We call them by a lot of different names; “luxury players” is one way of putting it, but that phrase is used for other types as well.

You generally recognise them best when they crack.

Strikers go through spells where they haven’t scored in a while, and as the pressure builds you see the frustration and even fear on them whenever they miss a clear-cut chance. Defenders are especially susceptible to cracking under pressure if they have the wrong mentality, and that is disastrous for their teams.

There’s an argument to made that this is what happened to Jack Hendry, a decent enough prospect but who got freaked out by the fact of playing for a huge club with huge expectations.

He may, or may not, have enough confidence now to break through.

This happens to goalkeepers too of course.

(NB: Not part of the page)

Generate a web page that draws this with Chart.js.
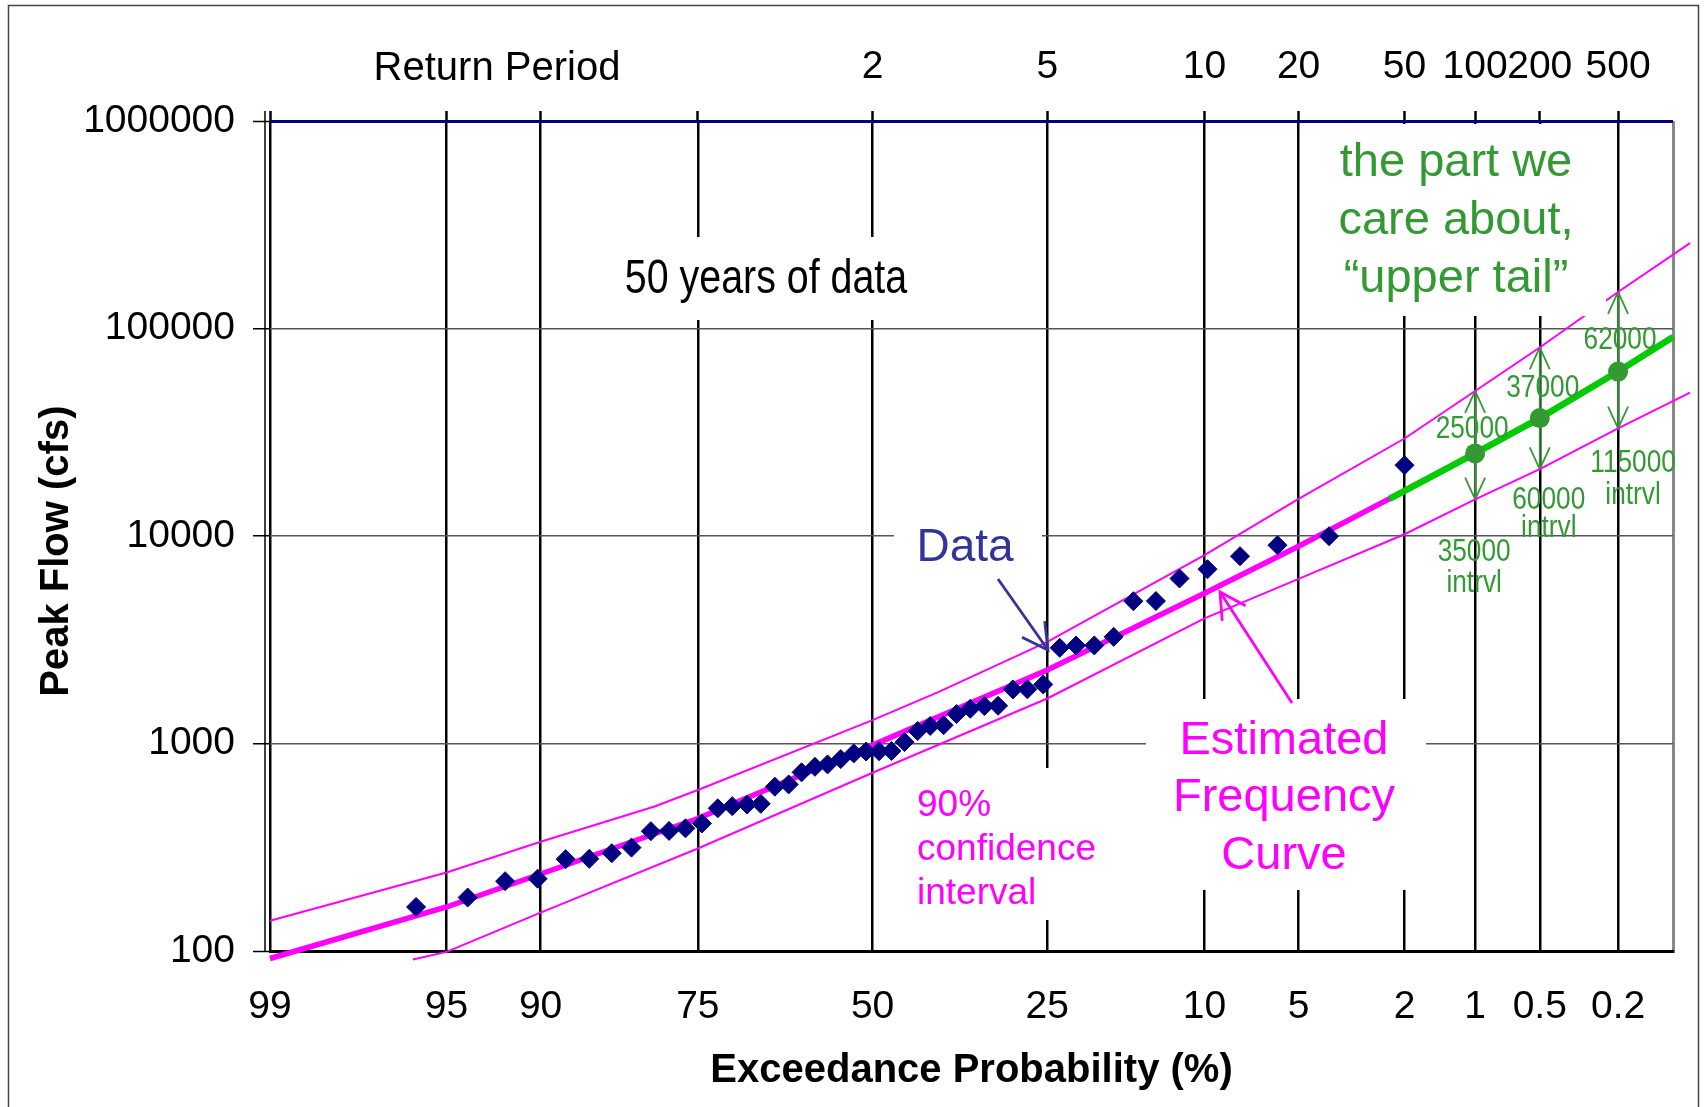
<!DOCTYPE html>
<html>
<head>
<meta charset="utf-8">
<title>Flood frequency curve</title>
<script src="https://cdn.jsdelivr.net/npm/chart.js@4.4.1/dist/chart.umd.min.js"></script>
<style>
  html, body { margin: 0; padding: 0; background: #fff; }
  canvas { display: block; }
</style>
</head>
<body>
<canvas id="myChart" width="1706" height="1107"></canvas>
<script>
// probability axis (exceedance %, bottom) and return period (years, top)
const probTicks = [99, 95, 90, 75, 50, 25, 10, 5, 2, 1, 0.5, 0.2, 0.1];
const probLabels = ['99', '95', '90', '75', '50', '25', '10', '5', '2', '1', '0.5', '0.2', ''];
const returnLabels = ['', '', '', '', '2', '5', '10', '20', '50', '100', '200', '500', ''];
const flowTicks = [100, 1000, 10000, 100000, 1000000];

// ranked annual peaks (plotting position %, cfs)
const dataPct = [96.1, 94.1, 92.2, 90.2, 88.2, 86.3, 84.3, 82.4, 80.4, 78.4, 76.5, 74.5, 72.5, 70.6, 68.6, 66.7,
  64.7, 62.7, 60.8, 58.8, 56.9, 54.9, 52.9, 51.0, 49.0, 47.1, 45.1, 43.1, 41.2, 39.2, 37.3, 35.3, 33.3, 31.4,
  29.4, 27.5, 25.5, 23.5, 21.6, 19.6, 17.6, 15.7, 13.7, 11.8, 9.8, 7.8, 5.9, 3.9, 2.0];
const dataFlow = [163, 181, 217, 223, 277, 278, 296, 315, 378, 379, 390, 412, 487, 499, 508, 512,
  619, 635, 726, 772, 793, 841, 896, 915, 918, 920, 1016, 1148, 1215, 1225, 1386, 1470, 1515, 1520,
  1822, 1825, 1926, 2892, 2965, 2970, 3266, 4850, 4860, 6240, 6918, 7993, 9030, 9980, 21930];

// estimated frequency curve
const curvePct = [99, 95, 90, 75, 50, 25, 10, 5, 2, 1, 0.5, 0.2, 0.1, 0.08];
const curveFlow = [92, 163, 235, 435, 982, 2260, 5300, 8930, 16500, 25000, 37000, 62000, 91000, 102000];

// 90% confidence limits
const upperPct = [99, 95, 90, 80, 75, 50, 40, 25, 10, 5, 2, 1, 0.5, 0.2, 0.08];
const upperFlow = [140, 239, 336, 497, 597, 1296, 1769, 3090, 8090, 15100, 29500, 50000, 81000, 150000, 258000];
const lowerPct = [96.2, 95, 90, 75, 50, 25, 10, 5, 2, 1, 0.5, 0.2, 0.08];
const lowerFlow = [91, 99, 153, 312, 723, 1648, 4006, 6210, 10200, 15000, 21000, 33000, 49100];

// upper tail
const tailPct = [2.3, 2, 1, 0.5, 0.2, 0.1];
const tailFlow = [15100, 16500, 25000, 37000, 62000, 91000];
const designPct = [1, 0.5, 0.2];
const designFlow = [25000, 37000, 62000];
const designUpper = [50000, 81000, 150000];
const designLower = [15000, 21000, 33000];
const designLabels = ['25000', '37000', '62000'];
const intervalLabels = ['35000', '60000', '115000'];

const sans = "'Liberation Sans', Arial, sans-serif";
const green = '#339933';

// inverse normal cdf (Acklam)
function probit(p) {
    const a = [-3.969683028665376e+01, 2.209460984245205e+02, -2.759285104469687e+02, 1.383577518672690e+02, -3.066479806614716e+01, 2.506628277459239e+00];
    const b = [-5.447609879822406e+01, 1.615858368580409e+02, -1.556989798598866e+02, 6.680131188771972e+01, -1.328068155288572e+01];
    const c = [-7.784894002430293e-03, -3.223964580411365e-01, -2.400758277161838e+00, -2.549732539343734e+00, 4.374664141464968e+00, 2.938163982698783e+00];
    const d = [7.784695709041462e-03, 3.224671290700398e-01, 2.445134137142996e+00, 3.754408661907416e+00];
    const lo = 0.02425;
    let q, r;
    if (p < lo) {
        q = Math.sqrt(-2 * Math.log(p));
        return (((((c[0]*q+c[1])*q+c[2])*q+c[3])*q+c[4])*q+c[5]) / ((((d[0]*q+d[1])*q+d[2])*q+d[3])*q+1);
    }
    if (p > 1 - lo) {
        q = Math.sqrt(-2 * Math.log(1 - p));
        return -(((((c[0]*q+c[1])*q+c[2])*q+c[3])*q+c[4])*q+c[5]) / ((((d[0]*q+d[1])*q+d[2])*q+d[3])*q+1);
    }
    q = p - 0.5;
    r = q * q;
    return (((((a[0]*r+a[1])*r+a[2])*r+a[3])*r+a[4])*r+a[5])*q / (((((b[0]*r+b[1])*r+b[2])*r+b[3])*r+b[4])*r+1);
}

const toZ = pct => probit(1 - pct / 100);
const pts = (pcts, vals) => pcts.map((p, i) => ({x: toZ(p), y: vals[i]}));
const last = probTicks.length - 1;

// text boxes, positions relative to the plot area's top-left corner
const notes = [
    {lines: ['50 years of data'], x: 496, y: 159, gap: 0, align: 'center', size: 48, narrow: true, color: '#000', box: [356, 116, 280, 83]},
    {lines: ['Data'], x: 695, y: 427, gap: 0, align: 'center', size: 46, color: '#333399', box: [624, 394, 148, 67]},
    {lines: ['90%', 'confidence', 'interval'], x: 647, y: 685, gap: 44, align: 'left', size: 37, color: '#ff00ff', box: [642, 647, 190, 152]},
    {lines: ['Estimated', 'Frequency', 'Curve'], x: 1014, y: 620, gap: 57.5, align: 'center', size: 47, color: '#ff00ff', box: [876, 578, 280, 191]},
    {lines: ['the part we', 'care about,', '\u201Cupper tail\u201D'], x: 1186, y: 42, gap: 58, align: 'center', size: 47, color: green, box: [1066, 3, 270, 192]},
];
const pointers = [
    {from: [728, 458], to: [778, 529], color: '#333399'},
    {from: [1022, 582], to: [950, 471], color: '#ff00ff'},
];
// label offsets from the design point / lower arrow tip
const designOffsets = [[-3, -24], [3, -30], [2, -31]];
const intervalOffsets = [[-1, 53, 84], [9, 31, 59], [15, 35, 67]];

function arrowHead(ctx, fx, fy, tx, ty, len, spread) {
    const ang = Math.atan2(fy - ty, fx - tx);
    ctx.beginPath();
    ctx.moveTo(tx + len * Math.cos(ang - spread), ty + len * Math.sin(ang - spread));
    ctx.lineTo(tx, ty);
    ctx.lineTo(tx + len * Math.cos(ang + spread), ty + len * Math.sin(ang + spread));
    ctx.stroke();
}

// condensed text (no narrow face installed, so squeeze the regular one)
function drawText(ctx, text, x, y, size, narrow) {
    ctx.save();
    ctx.translate(x, y);
    if (narrow) ctx.scale(0.82, 1);
    ctx.font = size + 'px ' + sans;
    ctx.fillText(text, 0, 0);
    ctx.restore();
}

const annotations = {
    id: 'annotations',
    beforeDraw(chart) {
        const ctx = chart.ctx;
        ctx.save();
        ctx.fillStyle = '#fff';
        ctx.fillRect(0, 0, chart.width, chart.height);
        ctx.strokeStyle = '#444';
        ctx.lineWidth = 1.5;
        ctx.strokeRect(8.5, 5.5, chart.width - 16, chart.height + 20);
        ctx.restore();
    },
    beforeDatasetsDraw(chart) {
        const ctx = chart.ctx;
        const area = chart.chartArea;
        const xs = chart.scales.x, ys = chart.scales.y;
        ctx.save();
        // outer frame line of the value axis
        ctx.strokeStyle = '#000';
        ctx.lineWidth = 1.5;
        ctx.beginPath();
        ctx.moveTo(area.left - 5, area.top - 10);
        ctx.lineTo(area.left - 5, area.bottom);
        ctx.stroke();
        // confidence range arrows at the design floods
        ctx.strokeStyle = green;
        ctx.lineWidth = 1.8;
        designPct.forEach((p, i) => {
            const x = xs.getPixelForValue(toZ(p));
            const top = ys.getPixelForValue(designUpper[i]);
            const bot = ys.getPixelForValue(designLower[i]);
            ctx.beginPath();
            ctx.moveTo(x, top);
            ctx.lineTo(x, bot);
            ctx.stroke();
            arrowHead(ctx, x, bot, x, top, 24, 0.43);
            arrowHead(ctx, x, top, x, bot, 24, 0.43);
        });
        ctx.restore();
    },
    afterDatasetsDraw(chart) {
        const ctx = chart.ctx;
        const area = chart.chartArea;
        const xs = chart.scales.x, ys = chart.scales.y;
        ctx.save();
        ctx.textBaseline = 'middle';

        ctx.fillStyle = '#000';
        ctx.textAlign = 'center';
        drawText(ctx, 'Return Period', area.left + 227, area.top - 52, 40, false);

        notes.forEach(n => {
            ctx.fillStyle = '#fff';
            ctx.fillRect(area.left + n.box[0], area.top + n.box[1], n.box[2], n.box[3]);
            ctx.fillStyle = n.color;
            ctx.textAlign = n.align;
            n.lines.forEach((t, j) => drawText(ctx, t, area.left + n.x, area.top + n.y + j * n.gap, n.size, n.narrow));
        });

        ctx.lineWidth = 2.8;
        pointers.forEach(a => {
            const fx = area.left + a.from[0], fy = area.top + a.from[1];
            const tx = area.left + a.to[0], ty = area.top + a.to[1];
            ctx.strokeStyle = a.color;
            ctx.beginPath();
            ctx.moveTo(fx, fy);
            ctx.lineTo(tx, ty);
            ctx.stroke();
            arrowHead(ctx, fx, fy, tx, ty, 29, 0.5);
        });

        ctx.fillStyle = green;
        ctx.textAlign = 'center';
        designPct.forEach((p, i) => {
            const x = xs.getPixelForValue(toZ(p));
            const y = ys.getPixelForValue(designFlow[i]);
            const bot = ys.getPixelForValue(designLower[i]);
            drawText(ctx, designLabels[i], x + designOffsets[i][0], y + designOffsets[i][1], 32, true);
            const o = intervalOffsets[i];
            drawText(ctx, intervalLabels[i], x + o[0], bot + o[1], 32, true);
            drawText(ctx, 'intrvl', x + o[0], bot + o[2], 32, true);
        });
        ctx.restore();
    }
};

const tickFont = {family: sans, size: 39};

new Chart(document.getElementById('myChart'), {
    type: 'scatter',
    data: {
        datasets: [
            {label: 'Design floods', data: pts(designPct, designFlow), pointRadius: 10, backgroundColor: green, borderWidth: 0, clip: false},
            {label: 'Data', data: pts(dataPct, dataFlow), pointStyle: 'rectRot', pointRadius: 9.5, backgroundColor: '#000080', borderColor: '#000080', borderWidth: 1, clip: false},
            {label: 'Upper tail', data: pts(tailPct, tailFlow), showLine: true, borderColor: '#00cc00', borderWidth: 6.5, pointRadius: 0, clip: false},
            {label: 'Estimated Frequency Curve', data: pts(curvePct, curveFlow), showLine: true, borderColor: '#ff00ff', borderWidth: 5.5, pointRadius: 0, clip: false},
            {label: 'Upper 90%', data: pts(upperPct, upperFlow), showLine: true, borderColor: '#ff00ff', borderWidth: 2, pointRadius: 0, clip: false},
            {label: 'Lower 90%', data: pts(lowerPct, lowerFlow), showLine: true, borderColor: '#ff00ff', borderWidth: 2, pointRadius: 0, clip: false},
        ]
    },
    options: {
        responsive: false,
        animation: false,
        layout: {padding: {left: 0, top: 0, right: 32, bottom: 0}},
        plugins: {legend: {display: false}, tooltip: {enabled: false}},
        scales: {
            x: {
                type: 'linear',
                position: 'bottom',
                min: toZ(99),
                max: toZ(0.1),
                afterBuildTicks: s => { s.ticks = probTicks.map(p => ({value: toZ(p)})); },
                afterFit: s => { s.height = 156; },
                ticks: {autoSkip: false, maxRotation: 0, minRotation: 0, padding: 33, color: '#000', font: tickFont,
                    callback: (v, i) => probLabels[i]},
                grid: {drawTicks: false,
                    color: c => c.index === last ? '#888' : '#000',
                    lineWidth: c => c.index === last ? 3 : 2.5},
                border: {display: true, color: '#000', width: 3},
                title: {display: true, text: 'Exceedance Probability (%)', color: '#000',
                    font: {family: sans, size: 40, weight: 'bold'}, padding: {top: 0, bottom: 12}}
            },
            x2: {
                type: 'linear',
                position: 'top',
                min: toZ(99),
                max: toZ(0.1),
                afterBuildTicks: s => { s.ticks = probTicks.map(p => ({value: toZ(p)})); },
                afterFit: s => { s.height = 121; },
                ticks: {autoSkip: false, maxRotation: 0, minRotation: 0, padding: 20, color: '#000', font: tickFont,
                    callback: (v, i) => returnLabels[i]},
                grid: {drawOnChartArea: false, drawTicks: true, tickLength: 10, tickWidth: 2.5,
                    tickColor: c => c.index === last ? 'rgba(0,0,0,0)' : '#000'},
                border: {display: false}
            },
            y: {
                type: 'logarithmic',
                min: 100,
                max: 1000000,
                afterBuildTicks: s => { s.ticks = flowTicks.map(v => ({value: v})); },
                afterFit: s => { s.width = 270; },
                ticks: {padding: 18, color: '#000', font: tickFont, callback: v => String(v)},
                grid: {tickLength: 17, tickColor: '#000', tickWidth: 1.5,
                    color: c => c.tick.value === 1000000 ? '#000080' : (c.tick.value === 100 ? '#000' : '#555'),
                    lineWidth: c => (c.tick.value === 1000000 || c.tick.value === 100) ? 3 : 1.5},
                border: {display: false},
                title: {display: true, text: 'Peak Flow (cfs)  \u2009', color: '#000',
                    font: {family: sans, size: 40, weight: 'bold'}, padding: {top: 33, bottom: 0}}
            }
        }
    },
    plugins: [annotations]
});
</script>
</body>
</html>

If one thing scares me it’s the prospect that maybe we’ve signed one of those guys in Vasilis Barkas.

Pressure also happens to teams.

There is a group mentality thing which is susceptible to swings and variances.

Look at us. I’m not going to say we cracked under pressure because I don’t think that we did.

Other factors are what brought us low, and it’s quite clear that once we’d had the wind knocked out of our sails by results and circumstances that morale at the club fell through the bottom of the floor … and that’s just as bad.

But last weekend, in the aftermath of that scandalous cup performance, I told everyone who’d listen (and even wrote in an article) that the Ibrox club would not win the Scottish Cup.

I was convinced of it.

I believed it because there are players in that team – too many of them – who don’t cope well under pressure and they are managed by a guy who doesn’t cope well under pressure and he never has.

That might sound strange considering his career … but I stand by it.

When you look at Gerrard’s career there is a distinct lack of “winning stuff” in it.

On top of that, he spent the better part of it at one club and when he did leave he went to a football backwater where he knew he could just stroll around and bask in the warmth of the crowd. Others have accused Gerrard of this, of retreating into a football comfort zone, of staying too long where he was loved, of never actually taking risks and striving for winner’s medals.

It might be unfair to say that, but it’s been said and not by Celtic bloggers either.

Gerrard’s team has a streak of yellow running through it.

Take Tavernier. He popped up last night to score the goal, late in the game, but his do-or-die moment came during the shoot-out when the keeper saved his tame effort and put the whole team under the cosh.

Tavernier is a serial bottler and the Ibrox fans know it all too well.

Morelos, too, is a bottler.

So he finally got his first goal against Celtic? So what?

Give the guy long enough and it was going to happen.

Kris Boyd took an age to manage it and when he finally did nobody cared because it wasn’t important. Morelos missed sitters last night and got hooked, leaving the field with his face tripping him.

He doesn’t cope well with pressure.

There are others in that team who are the same; ramp up the expectations around them and watch as they slowly crumble. I never doubted that they would, I only wish it had been against us, which makes our own display – or lack of a display – all the more abysmal.

Had our form not collapsed this season we would have been able to do what we failed to do most; to make them sweat every single week. As our form collapsed we made it easy for them to coast it, to go through games without fear.

Had we been right there, all over them, I think we’d have seen them go down like a house of cards.

On top of that, for ages this season I flatly refuted the suggestion that not having fans inside Ibrox helped them whilst not having fans at Celtic games cost us … I am finally moved, now, to ponder that particular theory and I have to write about that later.

Checking out the reactions amongst their fans last night, you can tell they worry about that.

They worry about the next campaign.

They understand that there are a lot of players in that squad who simply cannot cope with expectations and pressure. Give them a clear field to run in and they can look like world beaters.

Put some competition out there with them and they look second rate.

Watching their game last night, I saw none of the swagger and confidence I keep hearing about; I saw a team who would have lost heavily to a side with firepower.

It appals me that we weren’t able to ramp up the pressure on them at any point in this campaign.

We never, for one moment, looked like a side that was motoring and playing with intent.

It has been a shocking season, and watching them flap about last night was both funny and sad at the same time because of what might have been.